Fleet administrators access driver scores through the Motus digital portal. The MVR report screen shows complete data on every violation, including the kind, date of issuance, whether the driver was convicted and, if so, on what date, the points the driver has accumulated, as well as the status of the license (active, suspended, withdraw). Since different jurisdictions often assign different point values for the same offense, Motus has normalized driver scores by assessing a point value for infractions.
On the Motus system, drivers with zero to two points are rated low risk, those with three to 14 points medium risk, and those with 15 or more high risk. On the administrator screen, low scores are highlighted in green, medium in yellow and high in red. The screen is sortable by color and point score so high-risk drivers are easily identified.

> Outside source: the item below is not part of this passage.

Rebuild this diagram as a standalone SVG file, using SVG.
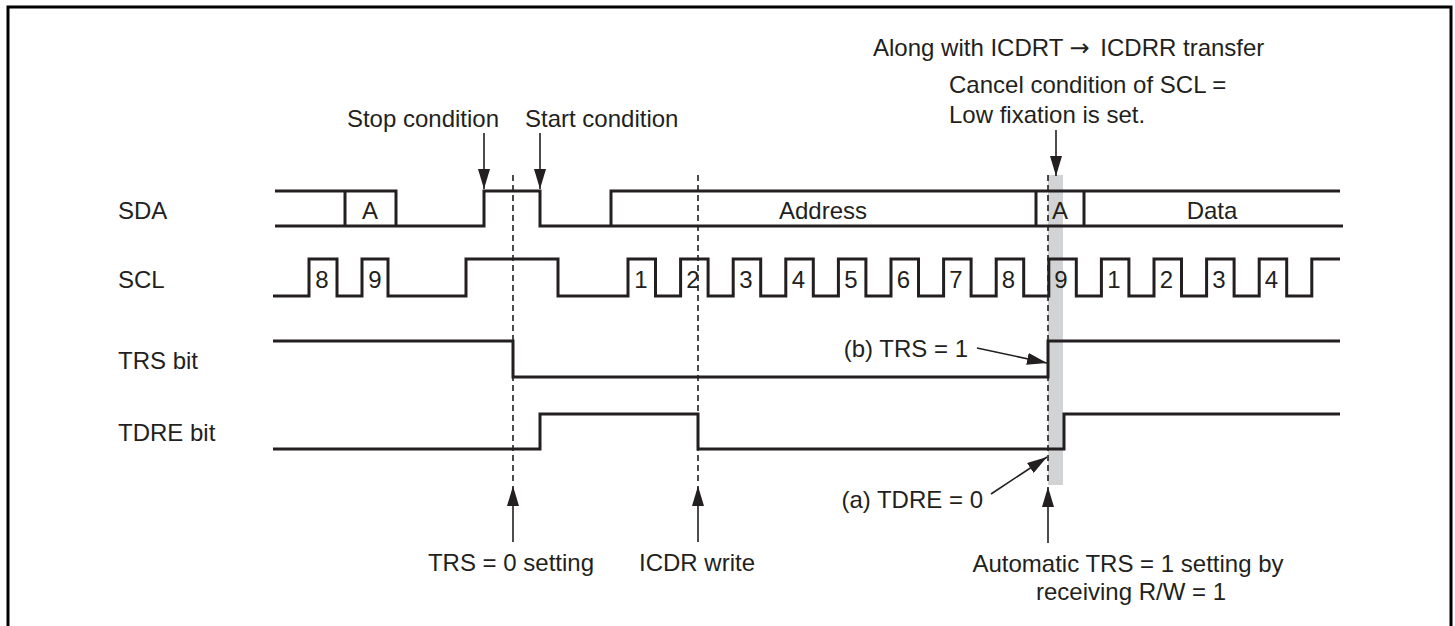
<svg xmlns="http://www.w3.org/2000/svg" width="1455" height="626" viewBox="0 0 1455 626">
<style>
text{font-family:"Liberation Sans",Arial,sans-serif;font-size:24px;fill:#231f20}
.sig{fill:none;stroke:#231f20;stroke-width:3;stroke-linejoin:miter}
.dash{fill:none;stroke:#231f20;stroke-width:1.6;stroke-dasharray:6,4}
.arr{fill:none;stroke:#231f20;stroke-width:1.6}
.mid{text-anchor:middle}
</style>
<defs>
<marker id="ah" markerUnits="userSpaceOnUse" markerWidth="20" markerHeight="12" refX="20" refY="6" orient="auto">
<path d="M0,0 L20,6 L0,12 z" fill="#231f20"/>
</marker>
</defs>
<rect width="1455" height="626" fill="#fff"/>
<path d="M8,626 V7 H1451 V626" fill="none" stroke="#000" stroke-width="3"/>

<rect id="gray-bar" x="1048" y="175" width="15" height="310" fill="#d1d3d4"/>

<g id="labels">
<text x="118" y="219">SDA</text>
<text x="118" y="288">SCL</text>
<text x="118" y="369">TRS bit</text>
<text x="118" y="441">TDRE bit</text>
</g>

<g id="sda">
<path class="sig" d="M275,191 H396 V226 M275,226 H484 V191 H540 V226 H1343 M345,191 V226 M611,226 V191 H1340 M1036,191 V226 M1084,191 V226"/>
<text class="mid" x="370" y="219">A</text>
<text class="mid" x="823" y="219">Address</text>
<text class="mid" x="1060" y="219">A</text>
<text class="mid" x="1212" y="219">Data</text>
</g>

<g id="scl">
<path class="sig" d="M273,296 H309 V259 H337 V296 H362 V259 H388 V296 H466 V259 H558 V296 H628 V259 H655.5 V296 H680.6 V259 H708.1 V296 H733.2 V259 H760.7 V296 H785.8 V259 H813.3 V296 H838.4 V259 H865.9 V296 H891 V259 H918.5 V296 H943.6 V259 H971.1 V296 H996.2 V259 H1023.7 V296 H1048.8 V259 H1076.3 V296 H1101.4 V259 H1128.9 V296 H1154 V259 H1181.5 V296 H1206.6 V259 H1234.1 V296 H1259.2 V259 H1286.7 V296 H1311.8 V259 H1340"/>
<text class="mid" x="322" y="288">8</text>
<text class="mid" x="375" y="288">9</text>
<text class="mid" x="641" y="288">1</text>
<text class="mid" x="693" y="288">2</text>
<text class="mid" x="746" y="288">3</text>
<text class="mid" x="798.5" y="288">4</text>
<text class="mid" x="851" y="288">5</text>
<text class="mid" x="903.5" y="288">6</text>
<text class="mid" x="956" y="288">7</text>
<text class="mid" x="1008.5" y="288">8</text>
<text class="mid" x="1061" y="288">9</text>
<text class="mid" x="1114" y="288">1</text>
<text class="mid" x="1166.5" y="288">2</text>
<text class="mid" x="1219" y="288">3</text>
<text class="mid" x="1271.5" y="288">4</text>
</g>

<g id="trs">
<path class="sig" d="M273,341 H513 V377 H1048 V341 H1340"/>
</g>

<g id="tdre">
<path class="sig" d="M273,449 H540 V414 H698 V449 H1064 V414 H1340"/>
</g>

<g id="annotations">
<text x="873" y="56">Along with ICDRT <tspan style="font-family:'DejaVu Sans',sans-serif;font-size:24px">→</tspan><tspan dx="4"> ICDRR transfer</tspan></text>
<text x="949" y="93">Cancel condition of SCL =</text>
<text x="949" y="123">Low fixation is set.</text>
<text x="499" y="127" text-anchor="end">Stop condition</text>
<text x="525" y="127">Start condition</text>
<text x="968" y="357" text-anchor="end">(b) TRS = 1</text>
<text x="983" y="508" text-anchor="end">(a) TDRE = 0</text>
<text class="mid" x="511" y="571">TRS = 0 setting</text>
<text class="mid" x="697" y="571">ICDR write</text>
<text class="mid" x="1128" y="572">Automatic TRS = 1 setting by</text>
<text class="mid" x="1131" y="600">receiving R/W = 1</text>
</g>

<g id="connectors">
<path class="dash" d="M513,175 V485 M698,175 V485 M1048,175 V485"/>
<path class="arr" marker-end="url(#ah)" d="M484,133 V189"/>
<path class="arr" marker-end="url(#ah)" d="M540,133 V189"/>
<path class="arr" marker-end="url(#ah)" d="M1056,130 V176"/>
<path class="arr" marker-end="url(#ah)" d="M977,348 L1047,363"/>
<path class="arr" marker-end="url(#ah)" d="M991,494 L1047,457"/>
<path class="arr" marker-end="url(#ah)" d="M513,542 V486"/>
<path class="arr" marker-end="url(#ah)" d="M698,542 V486"/>
<path class="arr" marker-end="url(#ah)" d="M1048,543 V487"/>
</g>
</svg>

Motus has added two more MVR-related enhancements: drivers’ license status and custom data ranges. Now, fleet administrators can filter the license column to see if anyone’s license is “suspended” or “valid”. Fleets can also limit the number of look-back years of violation history Motus reports – some states routinely report up to 10 years of history, well beyond the number that fleets want to use to score a driver.
Unique safety lesson curriculum system
To improve driver behavior, Motus has created a 12-month curriculum of online driver safety lessons, which all fleet drivers are required to pass, covering every major category of safety practice, from speeding and distracted driving to backing up. What’s unique to Motus is how it delivers those lessons.
First, every driver’s lesson sequence is tailored to his or her strengths and weaknesses, based on their initial assessment. The Motus learning system automatically assigns lessons first on those subjects where a driver is weakest, in order to address the most urgent risks in the timeliest manner. No matter how high or low a driver’s risk level is, all drivers take a monthly lesson on all 12 topics every year, year after year.
To avoid monotony when lessons are repeated, Motus also changes lesson content every year. The company has created 40 different questions on each topic, but includes only 10 per lesson, so the content is different each time a driver takes a lesson on a given topic. In addition, Motus continually updates the questions to reflect any new developments in the field.
Ady Das and Nimit Patel are, respectively, vice president and director of product management at Motus. As much as Motus has upped its safety game, they say that more enhancements and new offerings are on the drawing board. For example, Das says that in 2019, Motus expects to introduce a driver violation alert feature and to roll out continuous MVR monitoring, which will provide monthly updates as states provide new driver data. Further down the road, Motus is also considering integrating telematics event data into its driver scoring system, Patel said.
“The reimbursement side of fleet has been playing catch up with the leaders in safety services,” Das noted, “but in many cases what our competitors offer is archaic compared to what Motus is offering. Our goal has been and remains to provide information to our customers and their drivers in the easiest and most useful ways, and we believe that’s what we’re doing.”